Write out all the entries word for word, but skip any images.

******

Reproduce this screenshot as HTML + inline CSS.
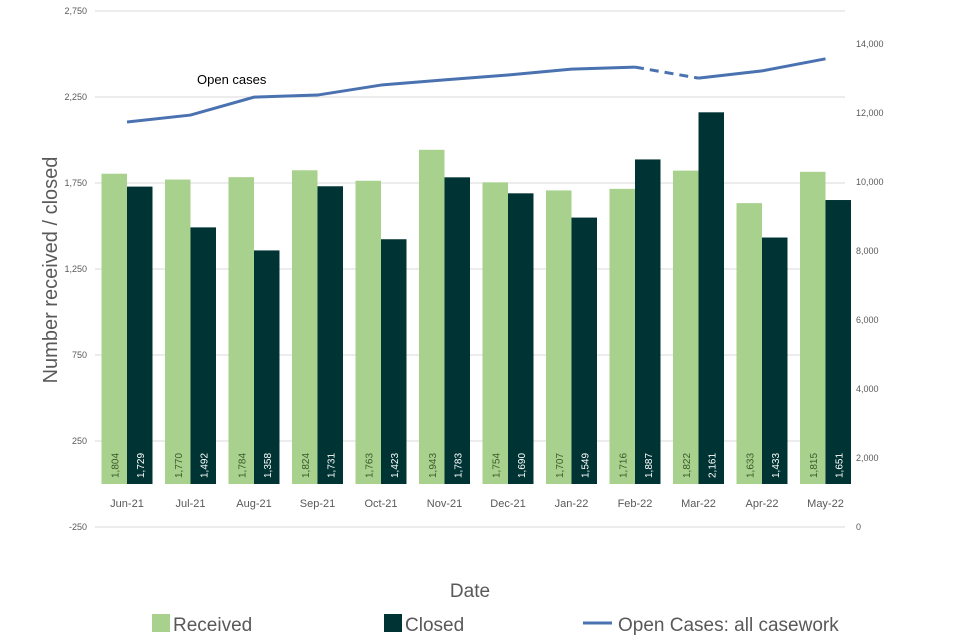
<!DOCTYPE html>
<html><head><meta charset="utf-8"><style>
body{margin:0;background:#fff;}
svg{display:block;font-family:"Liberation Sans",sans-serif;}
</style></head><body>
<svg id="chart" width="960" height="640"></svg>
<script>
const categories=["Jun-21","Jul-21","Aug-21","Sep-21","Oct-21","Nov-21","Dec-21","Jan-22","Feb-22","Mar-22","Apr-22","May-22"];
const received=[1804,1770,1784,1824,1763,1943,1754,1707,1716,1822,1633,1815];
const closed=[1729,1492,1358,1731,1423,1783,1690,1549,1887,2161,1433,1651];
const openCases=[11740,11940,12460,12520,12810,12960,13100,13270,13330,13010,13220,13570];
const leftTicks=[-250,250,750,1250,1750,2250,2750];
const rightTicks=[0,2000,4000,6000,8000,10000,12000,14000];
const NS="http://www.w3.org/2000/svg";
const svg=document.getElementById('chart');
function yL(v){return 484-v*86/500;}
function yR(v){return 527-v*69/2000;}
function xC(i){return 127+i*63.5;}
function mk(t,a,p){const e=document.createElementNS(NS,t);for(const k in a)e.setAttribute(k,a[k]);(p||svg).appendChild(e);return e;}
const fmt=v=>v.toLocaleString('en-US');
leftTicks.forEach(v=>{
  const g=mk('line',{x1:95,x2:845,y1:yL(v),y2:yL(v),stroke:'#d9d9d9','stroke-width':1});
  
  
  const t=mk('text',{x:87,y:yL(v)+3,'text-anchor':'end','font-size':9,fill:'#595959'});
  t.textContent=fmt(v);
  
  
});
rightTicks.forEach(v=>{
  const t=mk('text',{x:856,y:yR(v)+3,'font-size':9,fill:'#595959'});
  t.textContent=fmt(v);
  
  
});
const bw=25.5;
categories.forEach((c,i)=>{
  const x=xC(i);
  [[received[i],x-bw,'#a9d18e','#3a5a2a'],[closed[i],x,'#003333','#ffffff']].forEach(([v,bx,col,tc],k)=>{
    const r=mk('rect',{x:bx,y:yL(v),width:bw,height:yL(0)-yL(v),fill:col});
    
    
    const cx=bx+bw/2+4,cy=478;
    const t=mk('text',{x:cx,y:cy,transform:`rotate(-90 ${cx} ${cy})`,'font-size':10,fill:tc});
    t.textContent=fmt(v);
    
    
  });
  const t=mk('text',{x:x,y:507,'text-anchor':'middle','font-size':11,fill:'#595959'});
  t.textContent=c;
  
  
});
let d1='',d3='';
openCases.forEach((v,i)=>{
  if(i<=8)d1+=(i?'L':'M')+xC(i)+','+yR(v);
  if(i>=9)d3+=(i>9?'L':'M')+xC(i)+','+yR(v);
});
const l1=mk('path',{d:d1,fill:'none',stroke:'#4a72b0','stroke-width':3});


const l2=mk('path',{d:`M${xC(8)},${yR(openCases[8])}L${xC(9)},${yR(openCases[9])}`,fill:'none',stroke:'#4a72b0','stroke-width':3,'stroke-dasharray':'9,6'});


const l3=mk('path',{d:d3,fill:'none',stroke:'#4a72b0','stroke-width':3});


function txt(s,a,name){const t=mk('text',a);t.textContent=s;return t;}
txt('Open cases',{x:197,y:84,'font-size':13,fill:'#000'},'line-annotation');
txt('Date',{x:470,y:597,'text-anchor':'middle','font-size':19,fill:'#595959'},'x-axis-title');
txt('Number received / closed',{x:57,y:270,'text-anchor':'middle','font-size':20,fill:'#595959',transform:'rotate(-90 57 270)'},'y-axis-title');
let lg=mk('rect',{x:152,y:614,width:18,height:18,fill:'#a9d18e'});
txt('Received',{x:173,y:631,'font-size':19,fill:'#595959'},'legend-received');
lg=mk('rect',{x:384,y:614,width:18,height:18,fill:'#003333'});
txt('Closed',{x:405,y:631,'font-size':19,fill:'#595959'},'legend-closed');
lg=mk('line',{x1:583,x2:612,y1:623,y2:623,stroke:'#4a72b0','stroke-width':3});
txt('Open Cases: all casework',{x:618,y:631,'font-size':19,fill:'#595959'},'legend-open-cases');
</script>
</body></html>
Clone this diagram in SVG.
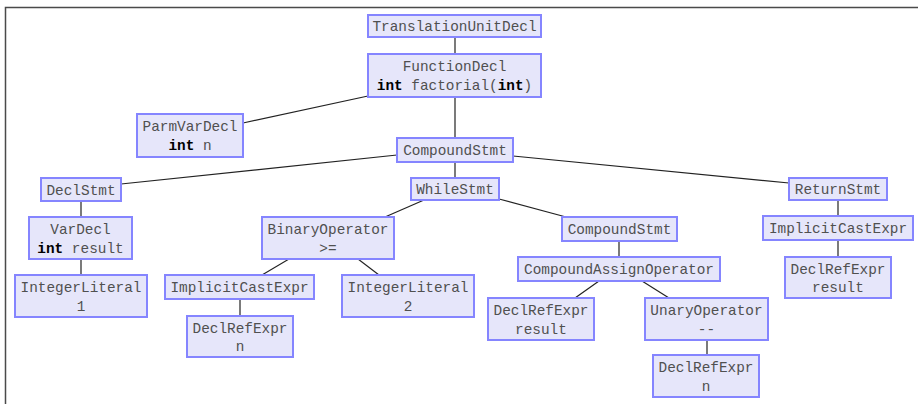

******

== WRITTEN ANSWER ==
Reproduce this screenshot as HTML + inline CSS.
<!DOCTYPE html>
<html><head><meta charset="utf-8"><style>
body{margin:0;background:#fff;}
svg{display:block;font-family:"Liberation Sans",sans-serif;}
</style></head><body>
<svg id="chart" width="960" height="640"></svg>
<script>
const categories=["Jun-21","Jul-21","Aug-21","Sep-21","Oct-21","Nov-21","Dec-21","Jan-22","Feb-22","Mar-22","Apr-22","May-22"];
const received=[1804,1770,1784,1824,1763,1943,1754,1707,1716,1822,1633,1815];
const closed=[1729,1492,1358,1731,1423,1783,1690,1549,1887,2161,1433,1651];
const openCases=[11740,11940,12460,12520,12810,12960,13100,13270,13330,13010,13220,13570];
const leftTicks=[-250,250,750,1250,1750,2250,2750];
const rightTicks=[0,2000,4000,6000,8000,10000,12000,14000];
const NS="http://www.w3.org/2000/svg";
const svg=document.getElementById('chart');
function yL(v){return 484-v*86/500;}
function yR(v){return 527-v*69/2000;}
function xC(i){return 127+i*63.5;}
function mk(t,a,p){const e=document.createElementNS(NS,t);for(const k in a)e.setAttribute(k,a[k]);(p||svg).appendChild(e);return e;}
const fmt=v=>v.toLocaleString('en-US');
leftTicks.forEach(v=>{
  const g=mk('line',{x1:95,x2:845,y1:yL(v),y2:yL(v),stroke:'#d9d9d9','stroke-width':1});
  
  
  const t=mk('text',{x:87,y:yL(v)+3,'text-anchor':'end','font-size':9,fill:'#595959'});
  t.textContent=fmt(v);
  
  
});
rightTicks.forEach(v=>{
  const t=mk('text',{x:856,y:yR(v)+3,'font-size':9,fill:'#595959'});
  t.textContent=fmt(v);
  
  
});
const bw=25.5;
categories.forEach((c,i)=>{
  const x=xC(i);
  [[received[i],x-bw,'#a9d18e','#3a5a2a'],[closed[i],x,'#003333','#ffffff']].forEach(([v,bx,col,tc],k)=>{
    const r=mk('rect',{x:bx,y:yL(v),width:bw,height:yL(0)-yL(v),fill:col});
    
    
    const cx=bx+bw/2+4,cy=478;
    const t=mk('text',{x:cx,y:cy,transform:`rotate(-90 ${cx} ${cy})`,'font-size':10,fill:tc});
    t.textContent=fmt(v);
    
    
  });
  const t=mk('text',{x:x,y:507,'text-anchor':'middle','font-size':11,fill:'#595959'});
  t.textContent=c;
  
  
});
let d1='',d3='';
openCases.forEach((v,i)=>{
  if(i<=8)d1+=(i?'L':'M')+xC(i)+','+yR(v);
  if(i>=9)d3+=(i>9?'L':'M')+xC(i)+','+yR(v);
});
const l1=mk('path',{d:d1,fill:'none',stroke:'#4a72b0','stroke-width':3});


const l2=mk('path',{d:`M${xC(8)},${yR(openCases[8])}L${xC(9)},${yR(openCases[9])}`,fill:'none',stroke:'#4a72b0','stroke-width':3,'stroke-dasharray':'9,6'});


const l3=mk('path',{d:d3,fill:'none',stroke:'#4a72b0','stroke-width':3});


function txt(s,a,name){const t=mk('text',a);t.textContent=s;return t;}
txt('Open cases',{x:197,y:84,'font-size':13,fill:'#000'},'line-annotation');
txt('Date',{x:470,y:597,'text-anchor':'middle','font-size':19,fill:'#595959'},'x-axis-title');
txt('Number received / closed',{x:57,y:270,'text-anchor':'middle','font-size':20,fill:'#595959',transform:'rotate(-90 57 270)'},'y-axis-title');
let lg=mk('rect',{x:152,y:614,width:18,height:18,fill:'#a9d18e'});
txt('Received',{x:173,y:631,'font-size':19,fill:'#595959'},'legend-received');
lg=mk('rect',{x:384,y:614,width:18,height:18,fill:'#003333'});
txt('Closed',{x:405,y:631,'font-size':19,fill:'#595959'},'legend-closed');
lg=mk('line',{x1:583,x2:612,y1:623,y2:623,stroke:'#4a72b0','stroke-width':3});
txt('Open Cases: all casework',{x:618,y:631,'font-size':19,fill:'#595959'},'legend-open-cases');
</script>
</body></html>
Clone this diagram in SVG.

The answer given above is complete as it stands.